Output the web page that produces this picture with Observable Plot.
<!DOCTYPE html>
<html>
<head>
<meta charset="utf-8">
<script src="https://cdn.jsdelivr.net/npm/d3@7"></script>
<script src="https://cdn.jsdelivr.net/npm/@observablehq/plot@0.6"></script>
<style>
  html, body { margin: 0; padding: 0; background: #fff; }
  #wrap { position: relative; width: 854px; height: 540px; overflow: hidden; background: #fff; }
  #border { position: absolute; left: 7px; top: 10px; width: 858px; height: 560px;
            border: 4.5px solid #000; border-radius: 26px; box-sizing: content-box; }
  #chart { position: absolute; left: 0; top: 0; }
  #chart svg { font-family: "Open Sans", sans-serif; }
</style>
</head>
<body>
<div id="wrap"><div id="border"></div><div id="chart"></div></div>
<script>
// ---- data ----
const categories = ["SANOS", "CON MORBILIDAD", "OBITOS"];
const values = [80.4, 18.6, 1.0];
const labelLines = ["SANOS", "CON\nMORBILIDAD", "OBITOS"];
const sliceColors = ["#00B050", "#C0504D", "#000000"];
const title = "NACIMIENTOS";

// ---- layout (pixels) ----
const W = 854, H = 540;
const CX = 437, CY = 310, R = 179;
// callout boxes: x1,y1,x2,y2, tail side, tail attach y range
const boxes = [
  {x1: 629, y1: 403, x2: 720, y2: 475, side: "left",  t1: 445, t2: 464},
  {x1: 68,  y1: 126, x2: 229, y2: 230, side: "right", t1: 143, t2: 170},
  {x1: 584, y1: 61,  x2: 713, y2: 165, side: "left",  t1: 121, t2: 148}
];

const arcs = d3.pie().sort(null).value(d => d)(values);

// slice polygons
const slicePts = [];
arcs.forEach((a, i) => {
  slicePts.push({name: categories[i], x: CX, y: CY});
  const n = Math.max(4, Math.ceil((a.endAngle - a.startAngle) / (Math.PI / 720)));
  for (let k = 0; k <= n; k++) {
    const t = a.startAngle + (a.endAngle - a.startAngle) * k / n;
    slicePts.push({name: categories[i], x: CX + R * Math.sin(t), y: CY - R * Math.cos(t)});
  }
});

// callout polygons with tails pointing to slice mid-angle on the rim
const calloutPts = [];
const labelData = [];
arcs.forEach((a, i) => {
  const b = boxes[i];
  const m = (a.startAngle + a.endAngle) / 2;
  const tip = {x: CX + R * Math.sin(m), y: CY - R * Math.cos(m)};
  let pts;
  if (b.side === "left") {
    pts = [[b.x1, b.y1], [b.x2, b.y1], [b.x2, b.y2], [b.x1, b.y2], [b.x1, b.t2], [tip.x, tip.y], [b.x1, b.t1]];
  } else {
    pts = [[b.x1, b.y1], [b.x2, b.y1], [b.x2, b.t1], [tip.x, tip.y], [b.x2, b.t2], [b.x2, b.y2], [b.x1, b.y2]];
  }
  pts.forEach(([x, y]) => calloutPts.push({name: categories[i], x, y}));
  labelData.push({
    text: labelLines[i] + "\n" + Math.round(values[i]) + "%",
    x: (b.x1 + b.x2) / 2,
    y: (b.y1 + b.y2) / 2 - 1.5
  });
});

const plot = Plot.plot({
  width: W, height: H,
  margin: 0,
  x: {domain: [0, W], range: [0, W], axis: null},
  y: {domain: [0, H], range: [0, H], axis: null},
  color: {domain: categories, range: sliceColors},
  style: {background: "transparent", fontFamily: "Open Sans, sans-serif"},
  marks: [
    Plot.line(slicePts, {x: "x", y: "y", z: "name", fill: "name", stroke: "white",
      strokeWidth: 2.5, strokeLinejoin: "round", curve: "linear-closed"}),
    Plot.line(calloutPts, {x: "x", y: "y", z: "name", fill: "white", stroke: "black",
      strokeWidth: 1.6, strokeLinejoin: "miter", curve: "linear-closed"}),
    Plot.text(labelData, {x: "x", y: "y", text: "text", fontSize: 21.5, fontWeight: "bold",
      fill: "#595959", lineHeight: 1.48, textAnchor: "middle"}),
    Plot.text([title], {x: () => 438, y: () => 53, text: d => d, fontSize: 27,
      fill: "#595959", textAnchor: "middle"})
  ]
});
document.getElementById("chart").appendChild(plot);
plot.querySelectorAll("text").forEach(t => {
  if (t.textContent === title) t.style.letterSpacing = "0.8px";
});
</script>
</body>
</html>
★ ★ ★
● **Goal**
Copy out all lines where the word "with" appears.

● **Answer**
Output the web page that produces this picture with Observable Plot.
// callout polygons with tails pointing to slice mid-angle on the rim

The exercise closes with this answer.